Nella direttiva SUP troviamo una chiara definizione di plastica compostabile e la messa al bando delle plastiche oxodegradabili (plastiche tradizionali con additivi pro degradanti) perché non biodegradabili e compostabili. È quindi ragionevole pensare che in Italia ci siano chiari spazi per attuare una transizione – già avviata da tempo dal mondo industriale e dalla GDO – verso materiali plastici compostabili in stretta connessione con la raccolta differenziata della frazione organica e mantenendo le dovute garanzie di igiene e sicurezza alimentare. Ritengo inoltre che sia necessario puntare a una progressiva diminuzione di certi tipi di materiali per i monouso, come già avvenuto in passato con la legge sulle buste della spesa. Quindi, in sintesi, sono convinto che il monouso compostabile sia uno strumento per continuare nella virtuosa politica di raccolta e valorizzazione della frazione organica attraverso la produzione di compost di qualità e per porre l’Italia come dimostratore di riconversione di un intero settore industriale in ottica non sostitutiva 1:1.

C’è chi pensa che le associazioni di categoria di riferimento per le bioplastiche e le plastiche tradizionali non abbiano costituito un fronte comune per ribattere alla campagna plastic-free. Ritiene che sia davvero così?
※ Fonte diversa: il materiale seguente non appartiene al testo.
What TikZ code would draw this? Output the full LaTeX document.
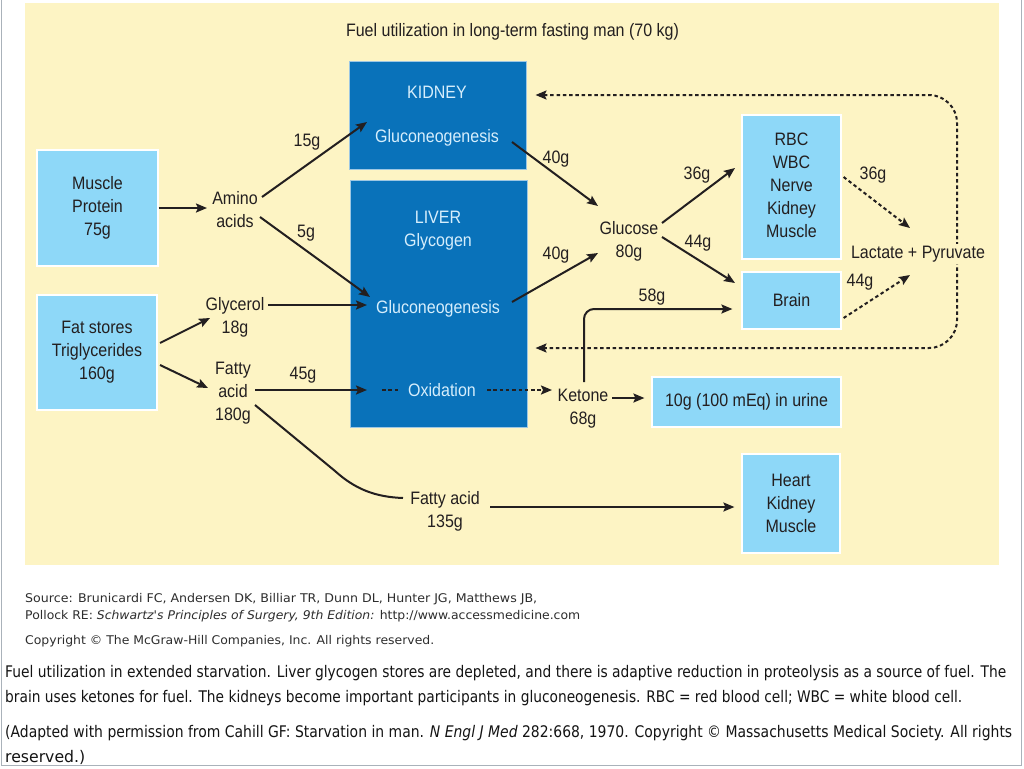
\documentclass[tikz,border=0pt]{standalone}
\usepackage{fontspec}
\usepackage{graphicx}
\usetikzlibrary{arrows.meta,calc}
\newfontfamily\diagfont[FakeStretch=0.89]{Liberation Sans}
\newfontfamily\capfont{DejaVu Sans}
\definecolor{panel}{RGB}{253,244,196}
\definecolor{lblue}{RGB}{142,216,248}
\definecolor{dblue}{RGB}{9,114,186}
\definecolor{wtxt}{RGB}{214,238,252}
\definecolor{txt}{RGB}{35,31,32}
\definecolor{captxt}{RGB}{20,20,20}
\definecolor{srctxt}{RGB}{45,45,45}
\definecolor{framegray}{RGB}{170,178,186}
\newcommand\dfont{\diagfont\fontsize{18}{23}\selectfont}
\newcommand\capsize{\capfont\fontsize{16}{19}\selectfont}
\newcommand\srcsize{\capfont\fontsize{12}{14}\selectfont}
\newcommand\fitw[2]{\resizebox{#1pt}{\height}{#2}}
\tikzset{
  lbox/.style={draw=white, line width=1.2pt, fill=lblue, inner sep=0pt, align=center, font=\dfont, text=txt},
  dbox/.style={draw=white!60!dblue, line width=1pt, fill=dblue, inner sep=0pt},
  lab/.style={font=\dfont, text=txt, align=center, inner sep=1pt},
  wlab/.style={font=\dfont, text=wtxt, align=center, inner sep=1pt},
  arr/.style={line width=2pt, draw=txt, -{Stealth[length=11pt,width=9pt,inset=2pt]}},
  dashy/.style={line width=2pt, draw=txt, dash pattern=on 3.5pt off 2.8pt},
  darr/.style={dashy, -{Stealth[length=11pt,width=9pt,inset=2pt]}},
  ddarr/.style={dashy, {Stealth[length=11pt,width=9pt,inset=2pt]}-{Stealth[length=11pt,width=9pt,inset=2pt]}},
  capline/.style={anchor=base west, inner sep=0pt, font=\capsize, text=captxt},
  srcline/.style={anchor=base west, inner sep=0pt, font=\srcsize, text=srctxt}
}
\begin{document}
\begin{tikzpicture}[x=1pt,y=-1pt]
\useasboundingbox (0,0) rectangle (1024,768);
\fill[white] (0,0) rectangle (1024,768);
\draw[framegray, line width=1pt] (1,0) -- (1,765) -- (1021,765) -- (1021,0);
\fill[panel] (25,3) rectangle (999,565);

% title
\node[lab] (title) at (512.5,32) {Fuel utilization in long-term fasting man (70 kg)};

% boxes
\node[lbox, minimum width=121pt, minimum height=116pt] (muscle) at (97.5,208) {Muscle\\Protein\\75g};
\node[lbox, minimum width=120pt, minimum height=115pt] (fat) at (97,352.5) {Fat stores\\Triglycerides\\160g};
\node[dbox, minimum width=177pt, minimum height=108pt] (kidney) at (437.5,115) {};
\node[dbox, minimum width=177pt, minimum height=247pt] (liver) at (438.5,303.5) {};
\node[lbox, minimum width=99pt, minimum height=144pt] (rbc) at (791.5,187) {};
\node[lab] (rbct) at (791.5,185) {RBC\\WBC\\Nerve\\Kidney\\Muscle};
\node[lbox, minimum width=99pt, minimum height=57pt] (brain) at (791.5,300.5) {Brain};
\node[lbox, minimum width=189pt, minimum height=50pt] (urine) at (746.5,402) {10g (100 mEq) in urine};
\node[lbox, minimum width=98pt, minimum height=99pt] (heart) at (791,503.5) {Heart\\Kidney\\Muscle};

% texts in dark boxes
\node[wlab] (kidt) at (437,92) {KIDNEY};
\node[wlab] (kgluco) at (437,138) {Gluconeogenesis};
\node[wlab] (livt) at (438,217) {LIVER};
\node[wlab] (glyc) at (438,242) {Glycogen};
\node[wlab] (lgluco) at (438,309) {Gluconeogenesis};
\node[wlab] (oxid) at (442,390) {Oxidation};

% free texts
\node[lab] (amino) at (235,210) {Amino\\acids};
\node[lab] (glycerol) at (235,317) {Glycerol\\18g};
\node[lab] (fatty) at (233,393) {Fatty\\acid\\180g};
\node[lab] (fatty2) at (445,511) {Fatty acid\\135g};
\node[lab] (glucose) at (629,241) {Glucose\\80g};
\node[lab] (ketone) at (583,409) {Ketone\\68g};
\coordinate (lpc) at (918,254);

% amount labels
\node[lab] (l15) at (307,142) {15g};
\node[lab] (l5) at (306,233) {5g};
\node[lab] (l40a) at (556,159) {40g};
\node[lab] (l40b) at (556,255) {40g};
\node[lab] (l36a) at (697,175) {36g};
\node[lab] (l44a) at (698,243) {44g};
\node[lab] (l45) at (303,375) {45g};
\node[lab] (l58) at (652,297) {58g};
\node[lab] (l36b) at (873,175) {36g};
\node[lab] (l44b) at (860,282) {44g};

% solid arrows
\draw[arr] (muscle.east) -- ($(amino)+(-28,-2)$);
\draw[arr] ($(amino)+(27,-13)$) -- ($(kidney)+(-70.5,7)$);
\draw[arr] ($(amino)+(25,7)$) -- ($(liver)+(-68.5,-6.5)$);
\draw[arr] ($(kidney)+(74.5,27)$) -- ($(glucose)+(-31,-35)$);
\draw[arr] ($(liver)+(73.5,-1.5)$) -- ($(glucose)+(-31,12)$);
\draw[arr] ($(glucose)+(33,-18)$) -- ($(rbc)+(-56.5,-19)$);
\draw[arr] ($(glucose)+(33,-4)$) -- ($(brain)+(-56.5,-17.5)$);
\draw[arr] ($(fat)+(63,-9.5)$) -- ($(glycerol)+(-25,1)$);
\draw[arr] ($(fat)+(63,12.5)$) -- ($(fatty)+(-25,-5)$);
\draw[arr] ($(glycerol)+(33,-12)$) -- ($(liver)+(-71.5,1.5)$);
\draw[arr] ($(fatty)+(22,-3)$) -- ($(liver)+(-71.5,86.5)$);
\draw[line width=2pt, draw=txt] ($(fatty)+(22,12)$) -- ($(fatty2)+(-110,-40)$)
   .. controls ($(fatty2)+(-90,-22)$) and ($(fatty2)+(-70,-14)$) .. ($(fatty2)+(-42,-13)$);
\draw[arr] ($(fatty2)+(45,-4)$) -- ($(heart.west)+(-7,3.5)$);
\draw[arr] ($(ketone)+(29,-11)$) -- ($(urine.west)+(-7,-4)$);
\draw[arr, rounded corners=10pt] ($(ketone)+(1,-27)$) |- ($(brain.west)+(-9,8.5)$);

% dashed arrows
\draw[dashy] ($(oxid)+(-60,0)$) -- ($(oxid)+(-42,0)$);
\draw[darr] ($(oxid)+(45,0)$) -- ($(ketone)+(-31,-19)$);
\draw[darr] ($(rbc.east)+(2,-10)$) -- ($(lpc)+(-8,-26)$);
\draw[darr] ($(brain.east)+(2,17.5)$) -- ($(lpc)+(-8,21)$);
\draw[ddarr, rounded corners=28pt] ($(kidney.east)+(9,-20)$) -| ($(lpc)+(39,0)$) |- ($(liver.east)+(8,44.5)$);
\node[lab, fill=panel, inner sep=2pt] (lp) at (lpc) {Lactate + Pyruvate};

% source and caption
\node[srcline] (src1) at (25,602) {\fitw{512}{Source: Brunicardi FC, Andersen DK, Billiar TR, Dunn DL, Hunter JG, Matthews JB,}};
\node[srcline] (src2) at (25,619) {\fitw{555}{Pollock RE: \textit{Schwartz's Principles of Surgery, 9th Edition:} http://www.accessmedicine.com}};
\node[srcline] (src3) at (25,644) {\fitw{409}{Copyright © The McGraw-Hill Companies, Inc. All rights reserved.}};
\node[capline] (cap1) at (5,677) {\fitw{1001}{Fuel utilization in extended starvation. Liver glycogen stores are depleted, and there is adaptive reduction in proteolysis as a source of fuel. The}};
\node[capline] (cap2) at (5,702) {\fitw{957}{brain uses ketones for fuel. The kidneys become important participants in gluconeogenesis. RBC = red blood cell; WBC = white blood cell.}};
\node[capline] (cap3) at (5,737) {\fitw{1007}{(Adapted with permission from Cahill GF: Starvation in man. \textit{N Engl J Med} 282:668, 1970. Copyright © Massachusetts Medical Society. All rights}};
\node[capline] (cap4) at (5,762) {\fitw{80}{reserved.)}};
\end{tikzpicture}
\end{document}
È difficile giudicare un processo fatto di logiche complesse… Il mondo della plastica può fare fronte comune se si parla di cultura anti-spreco e per informare il consumatore sulle modalità di differenziazione al fine di arrivare a un riciclo sempre più corretto e puntuale. Diventa però meno agevole uniformare pareri e azioni quando sono in gioco gli interessi di due mondi diversi. E, in questo caso, le associazioni che rappresentano le industrie della plastica e della bioplastica possono legittimamente scegliere di perseguire al meglio i propri interessi, che tuttavia non sempre coincidono. Infine, sono convinto che la nascita di Biorepack (il consorzio EPR delle bioplastiche) e la sua collocazione in ambito Conai potrà contribuire ad aumentare la consapevolezza e l’informazione a tutti i livelli.

Parlando di sogni. Nel futuro di Polycart cosa vede?
Non è facile dirlo, perché il nostro settore sta evolvendo in modo talmente rapido da rendere molto complicata qualsiasi previsione accurata oltre un orizzonte temporale di due anni. Certamente la pandemia ha ulteriormente complicato la situazione, ma auspico che quanto accaduto ci costringerà a ripensare modi di produrre, riportando in Italia tante lavorazioni che oggi sono regolate solo ed esclusivamente da un’attenzione ossessiva per il prezzo. Vedo insomma l’occasione per l’imprenditoria italiana di reimpossessarsi della capacità di produrre e offrire qualità, alzando l’asticella senza adeguarsi alla mediocrità degli altri.